Thursday, July 25, 2013

104 – Obligatory weed joke

So for Snapshot 3 I'm trying to get rid of the old, buggy and perfectly unscalable grass implementation. Using some simple polygons with grass textures was one of the first thing I ever did in XNA and unfortunately the current grass system is not a lot more advanced than just that. I need a system that can handle potentially infinitely large maps.

But today I'm not going to focus on the core of grass implementations, which is mostly just screwing around with buffers. I'm going to focus more on the Construction Set and pipeline side of things, making sure they are up to par.

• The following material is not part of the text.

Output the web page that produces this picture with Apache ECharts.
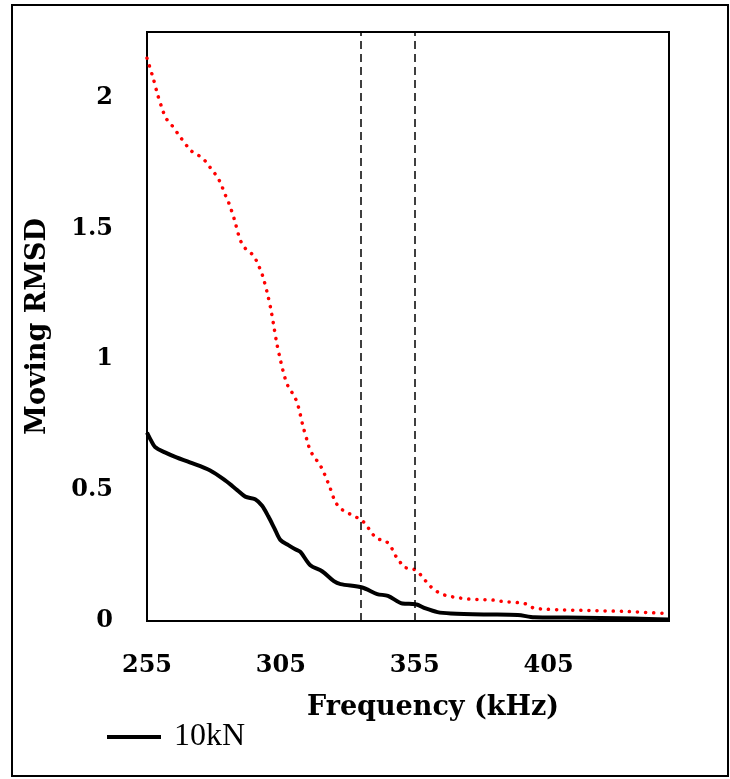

So first, let's open up the spartan model manager and add the grass model:

Well, that worked. There is a new model in the system and... it won't do us any good. Let's update both the manager and the pipeline!

One of the main problems that I'm having with my engine is the reliance on the XNA content pipeline. I phased it out before XNA died, and that sure turned out to be the right choice. But even though I'm not relying on the content pipeline, somebody needs to import the model at least once. And that somebody is the content pipeline. I am using a specially compiled version of the engine, which loads all models thought the content pipeline, converts them and after you don't need the original models or the content pipeline anymore. Not this is a major engine pipeline problem. You want to add a new model to the system? You need to open up the engine project in Visual Studio, add the model to a project in a special place, compile the special version of the engine, run it once to get the conversion going, then start using the normal version of the code. For now there is no avoiding adding the model to the project, but the rest of the phases must be removed. 

Let's try to fix this...

So after some coding, I delete the new model and use the manager to add it again:

After adding the model, I can now input the path. Pressing the small "R" button will try to look for the content pipeline model and do the conversion for you and then load the model. If it can't find it, it will just load the already converted model from disk. Much cleaner, and you don't have to worry about special versions of the engine or what not.

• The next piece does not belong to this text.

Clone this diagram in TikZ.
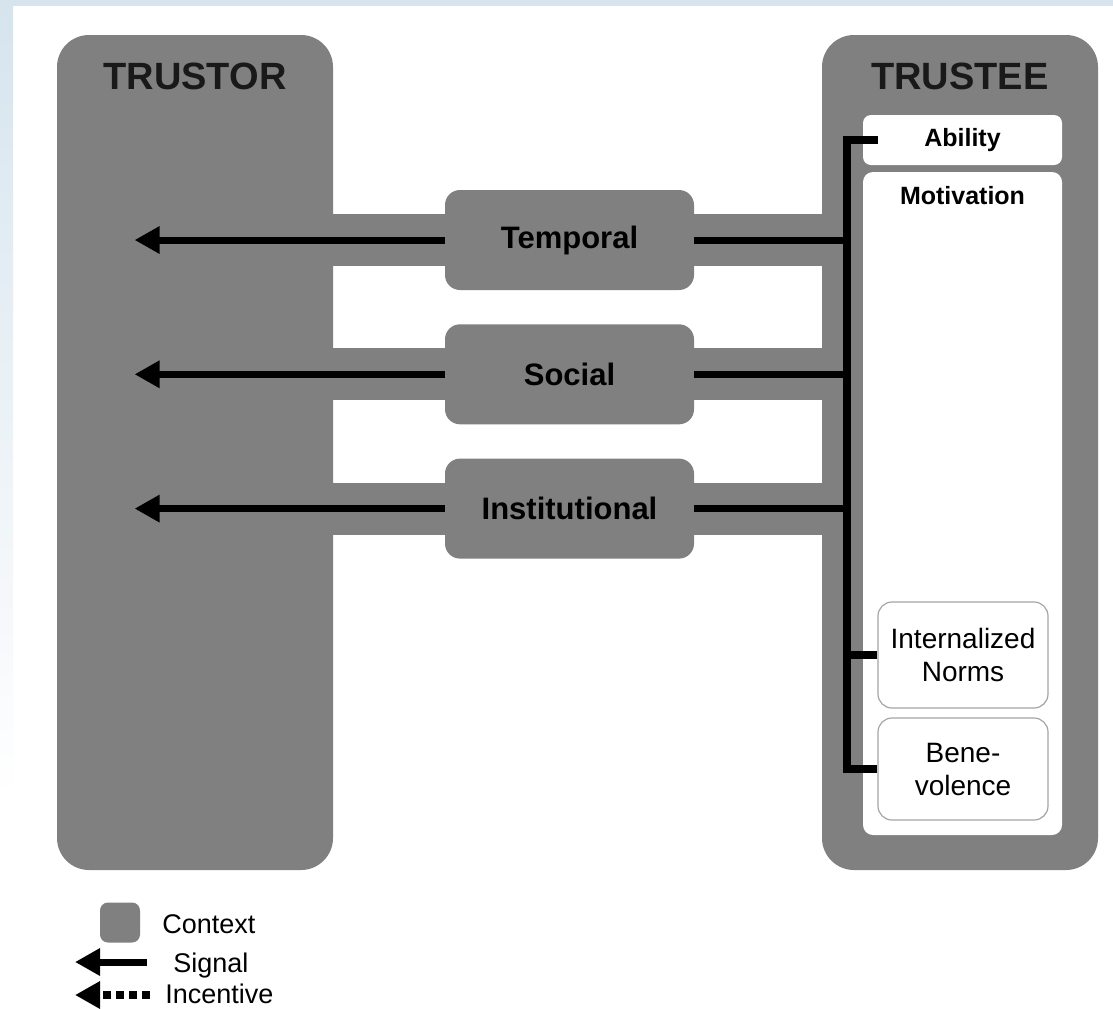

Next we use the material manager to add a new texture for the grass:

Here there are no pipeline issues. All I need to do is drop the textures into the game install folder, and the editor can load them.

There is one final problem. How does a model know which material to use. In the past this was hardcoded, but I update the module code to handle this, including loading and saving of these relations. No more hardcoding, but the model editor has no GUI for these tasks yet, so you need to do it the XML file. I edit the XML to include the relations for each model, from the barrel to the skybox, making the module completely self-contained.

Finally, I add two lines of code to the engine which are literally if the key '9' has been pressed, add the grass model:

Awesome! We now have a grass object created in the world! It is fully physics enabled though. My engine has no support for non-physics enabled objects, so I hack together support for this and I also write a shader that handles transparency:

Rendering transparent objects is not that easy, especially if you want them to look antialiased. XNA unfortunately has no support for alpha to coverage, so we need something else. There is a method to improve rendering quality based on dual pass and alpha blending, but the problem is that this method needs individual parameters for each texture. You need to experimentally fine tune these parameters for each texture and also the artist developing these textures should take care to create textures which play along nicely with this method. In order to make debugging this easier, I create keyboard shortcuts that allow you to modify parameters on the fly to see the result, together with a debug mode that highlights the edges of the grass that will be smoothed out so you can figure out the optimal parameters in real time, one texture at a time:

In the above screenshot, the white areas of the grass will be the ones affected by the improved grass rendering algorithm, while the rest won't be.

Next we update the shader to include some subtle and simple grass animation. I can't show animations with pictures, but I can show you the funny effect of applying these shaders to normal geometry:

Finally, we write a very simple and ugly algorithm to populate the world with grass. Here are 3 shots, one during nighttime,showing a landscape with grass:

This looks very ugly. A considerably smarter placement algorithm will be needed that populates grass without such obvious repeating patterns. 

The next step is going to be to create s system that merges all the grass bushes into large vertex buffers because in the above screenshots I am rending 47000 grass bushes individually without any frustum culling or optimization and the framerate is non interactive. After I need to write a streaming system that pulls in only as much grass as needed and update the world generator to write grass to the saved map.

  • Module system updated to handle more properties for models.
  • Model manager slightly improved.
  • Improved model import pipeline.
  • Experimental: the options dialog can change MSAA without triggering a device reset.
  • The options dialog is in live sync with all other methods of changing device settings.
  • Changing some setting in the option dialog no longer centers the mouse and the game window is not longer shifted a couple of pixels in position.
  • The engine reports framerates when in system hub mode properly.

  • B006: Changing terrain quality in the options dialog when no terrain is loaded no longer crashes the engine. Fixed.

  • B007: Playing around with window frame and fullscreen can easily crash the engine.